> Set exercise
Quote all of the data that follows exactly as written, skipping the images.

> Data segment

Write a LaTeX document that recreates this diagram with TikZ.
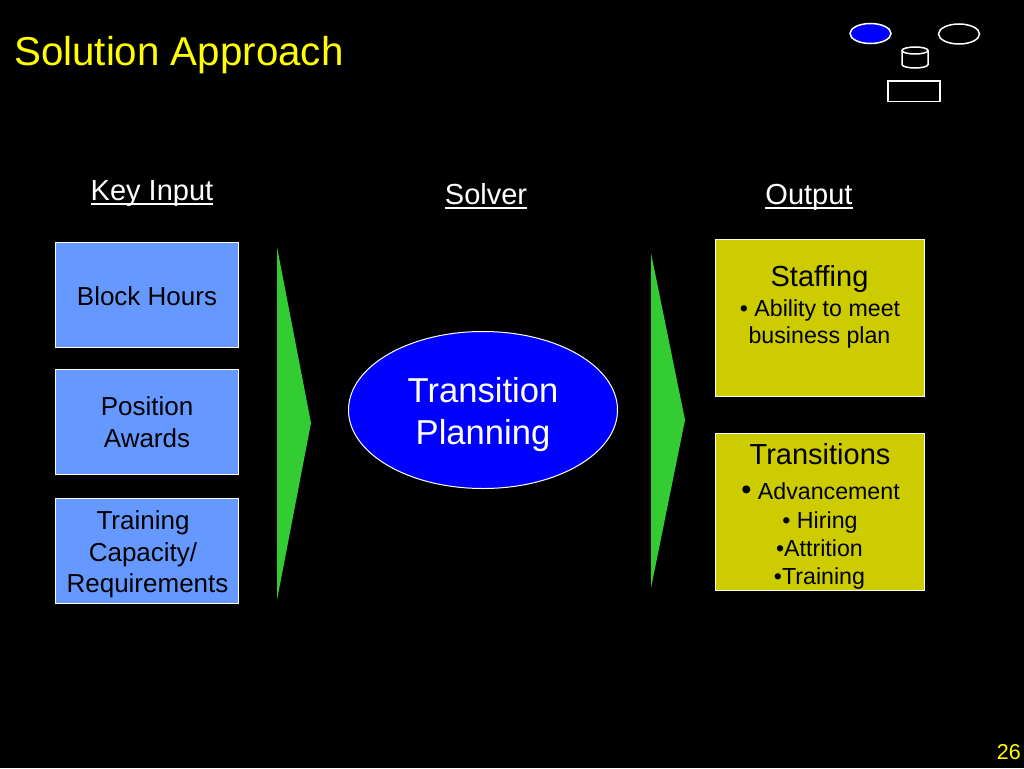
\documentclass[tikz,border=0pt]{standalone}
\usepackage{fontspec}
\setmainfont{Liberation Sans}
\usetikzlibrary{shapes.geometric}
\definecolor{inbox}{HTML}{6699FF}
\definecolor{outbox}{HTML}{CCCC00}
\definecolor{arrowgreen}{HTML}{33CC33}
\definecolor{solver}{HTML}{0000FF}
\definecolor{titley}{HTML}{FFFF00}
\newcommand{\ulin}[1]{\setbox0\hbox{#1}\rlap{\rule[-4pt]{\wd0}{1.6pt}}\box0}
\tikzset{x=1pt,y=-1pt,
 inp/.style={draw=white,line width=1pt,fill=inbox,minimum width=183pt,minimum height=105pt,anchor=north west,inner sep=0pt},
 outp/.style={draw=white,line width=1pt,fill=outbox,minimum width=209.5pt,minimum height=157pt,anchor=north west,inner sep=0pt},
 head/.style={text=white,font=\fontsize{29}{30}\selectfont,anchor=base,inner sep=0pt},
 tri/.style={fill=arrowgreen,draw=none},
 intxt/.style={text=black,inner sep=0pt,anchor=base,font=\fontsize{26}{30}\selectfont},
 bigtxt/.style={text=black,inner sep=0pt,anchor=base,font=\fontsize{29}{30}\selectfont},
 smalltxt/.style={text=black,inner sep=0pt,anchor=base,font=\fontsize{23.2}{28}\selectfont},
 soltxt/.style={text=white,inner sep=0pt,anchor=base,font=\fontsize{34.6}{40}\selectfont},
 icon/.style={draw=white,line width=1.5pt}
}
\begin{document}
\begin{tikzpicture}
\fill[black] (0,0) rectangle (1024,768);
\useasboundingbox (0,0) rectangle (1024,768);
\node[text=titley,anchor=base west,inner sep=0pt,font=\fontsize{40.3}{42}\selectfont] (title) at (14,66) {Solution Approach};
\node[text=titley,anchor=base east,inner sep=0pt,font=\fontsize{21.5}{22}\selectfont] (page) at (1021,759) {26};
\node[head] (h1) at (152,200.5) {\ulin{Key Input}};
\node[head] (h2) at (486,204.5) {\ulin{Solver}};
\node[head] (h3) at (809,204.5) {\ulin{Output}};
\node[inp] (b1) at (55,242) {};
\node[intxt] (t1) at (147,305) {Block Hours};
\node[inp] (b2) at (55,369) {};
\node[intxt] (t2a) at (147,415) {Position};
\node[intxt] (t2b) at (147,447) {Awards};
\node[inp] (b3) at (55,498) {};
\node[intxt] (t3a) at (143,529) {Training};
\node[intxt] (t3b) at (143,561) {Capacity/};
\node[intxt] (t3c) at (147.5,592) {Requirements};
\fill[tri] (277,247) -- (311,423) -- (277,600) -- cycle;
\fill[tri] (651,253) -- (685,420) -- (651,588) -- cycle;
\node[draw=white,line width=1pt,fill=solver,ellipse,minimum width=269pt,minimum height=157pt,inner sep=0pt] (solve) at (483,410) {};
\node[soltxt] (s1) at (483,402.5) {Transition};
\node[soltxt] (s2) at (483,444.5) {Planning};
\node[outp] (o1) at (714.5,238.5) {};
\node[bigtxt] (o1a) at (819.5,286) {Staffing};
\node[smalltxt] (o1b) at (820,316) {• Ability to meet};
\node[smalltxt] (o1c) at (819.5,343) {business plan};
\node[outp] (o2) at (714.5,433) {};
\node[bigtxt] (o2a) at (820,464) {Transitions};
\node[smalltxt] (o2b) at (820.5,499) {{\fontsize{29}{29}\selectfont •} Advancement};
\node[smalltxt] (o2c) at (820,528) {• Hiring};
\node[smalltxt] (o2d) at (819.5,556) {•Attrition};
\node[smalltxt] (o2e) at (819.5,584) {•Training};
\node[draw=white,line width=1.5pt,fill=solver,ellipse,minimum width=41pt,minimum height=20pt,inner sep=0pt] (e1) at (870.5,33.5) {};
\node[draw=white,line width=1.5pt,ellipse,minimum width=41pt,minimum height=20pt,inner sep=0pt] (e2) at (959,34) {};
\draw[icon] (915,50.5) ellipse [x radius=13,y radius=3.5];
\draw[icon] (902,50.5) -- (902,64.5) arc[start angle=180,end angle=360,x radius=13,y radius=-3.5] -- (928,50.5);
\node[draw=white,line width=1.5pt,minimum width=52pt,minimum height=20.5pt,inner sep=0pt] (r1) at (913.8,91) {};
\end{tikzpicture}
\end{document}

> Task answer
Write a LaTeX document that recreates this diagram with TikZ.
\documentclass[tikz,border=0pt]{standalone}
\usepackage{fontspec}
\setmainfont{Liberation Sans}
\usetikzlibrary{shapes.geometric}
\definecolor{inbox}{HTML}{6699FF}
\definecolor{outbox}{HTML}{CCCC00}
\definecolor{arrowgreen}{HTML}{33CC33}
\definecolor{solver}{HTML}{0000FF}
\definecolor{titley}{HTML}{FFFF00}
\newcommand{\ulin}[1]{\setbox0\hbox{#1}\rlap{\rule[-4pt]{\wd0}{1.6pt}}\box0}
\tikzset{x=1pt,y=-1pt,
 inp/.style={draw=white,line width=1pt,fill=inbox,minimum width=183pt,minimum height=105pt,anchor=north west,inner sep=0pt},
 outp/.style={draw=white,line width=1pt,fill=outbox,minimum width=209.5pt,minimum height=157pt,anchor=north west,inner sep=0pt},
 head/.style={text=white,font=\fontsize{29}{30}\selectfont,anchor=base,inner sep=0pt},
 tri/.style={fill=arrowgreen,draw=none},
 intxt/.style={text=black,inner sep=0pt,anchor=base,font=\fontsize{26}{30}\selectfont},
 bigtxt/.style={text=black,inner sep=0pt,anchor=base,font=\fontsize{29}{30}\selectfont},
 smalltxt/.style={text=black,inner sep=0pt,anchor=base,font=\fontsize{23.2}{28}\selectfont},
 soltxt/.style={text=white,inner sep=0pt,anchor=base,font=\fontsize{34.6}{40}\selectfont},
 icon/.style={draw=white,line width=1.5pt}
}
\begin{document}
\begin{tikzpicture}
\fill[black] (0,0) rectangle (1024,768);
\useasboundingbox (0,0) rectangle (1024,768);
\node[text=titley,anchor=base west,inner sep=0pt,font=\fontsize{40.3}{42}\selectfont] (title) at (14,66) {Solution Approach};
\node[text=titley,anchor=base east,inner sep=0pt,font=\fontsize{21.5}{22}\selectfont] (page) at (1021,759) {26};
\node[head] (h1) at (152,200.5) {\ulin{Key Input}};
\node[head] (h2) at (486,204.5) {\ulin{Solver}};
\node[head] (h3) at (809,204.5) {\ulin{Output}};
\node[inp] (b1) at (55,242) {};
\node[intxt] (t1) at (147,305) {Block Hours};
\node[inp] (b2) at (55,369) {};
\node[intxt] (t2a) at (147,415) {Position};
\node[intxt] (t2b) at (147,447) {Awards};
\node[inp] (b3) at (55,498) {};
\node[intxt] (t3a) at (143,529) {Training};
\node[intxt] (t3b) at (143,561) {Capacity/};
\node[intxt] (t3c) at (147.5,592) {Requirements};
\fill[tri] (277,247) -- (311,423) -- (277,600) -- cycle;
\fill[tri] (651,253) -- (685,420) -- (651,588) -- cycle;
\node[draw=white,line width=1pt,fill=solver,ellipse,minimum width=269pt,minimum height=157pt,inner sep=0pt] (solve) at (483,410) {};
\node[soltxt] (s1) at (483,402.5) {Transition};
\node[soltxt] (s2) at (483,444.5) {Planning};
\node[outp] (o1) at (714.5,238.5) {};
\node[bigtxt] (o1a) at (819.5,286) {Staffing};
\node[smalltxt] (o1b) at (820,316) {• Ability to meet};
\node[smalltxt] (o1c) at (819.5,343) {business plan};
\node[outp] (o2) at (714.5,433) {};
\node[bigtxt] (o2a) at (820,464) {Transitions};
\node[smalltxt] (o2b) at (820.5,499) {{\fontsize{29}{29}\selectfont •} Advancement};
\node[smalltxt] (o2c) at (820,528) {• Hiring};
\node[smalltxt] (o2d) at (819.5,556) {•Attrition};
\node[smalltxt] (o2e) at (819.5,584) {•Training};
\node[draw=white,line width=1.5pt,fill=solver,ellipse,minimum width=41pt,minimum height=20pt,inner sep=0pt] (e1) at (870.5,33.5) {};
\node[draw=white,line width=1.5pt,ellipse,minimum width=41pt,minimum height=20pt,inner sep=0pt] (e2) at (959,34) {};
\draw[icon] (915,50.5) ellipse [x radius=13,y radius=3.5];
\draw[icon] (902,50.5) -- (902,64.5) arc[start angle=180,end angle=360,x radius=13,y radius=-3.5] -- (928,50.5);
\node[draw=white,line width=1.5pt,minimum width=52pt,minimum height=20.5pt,inner sep=0pt] (r1) at (913.8,91) {};
\end{tikzpicture}
\end{document}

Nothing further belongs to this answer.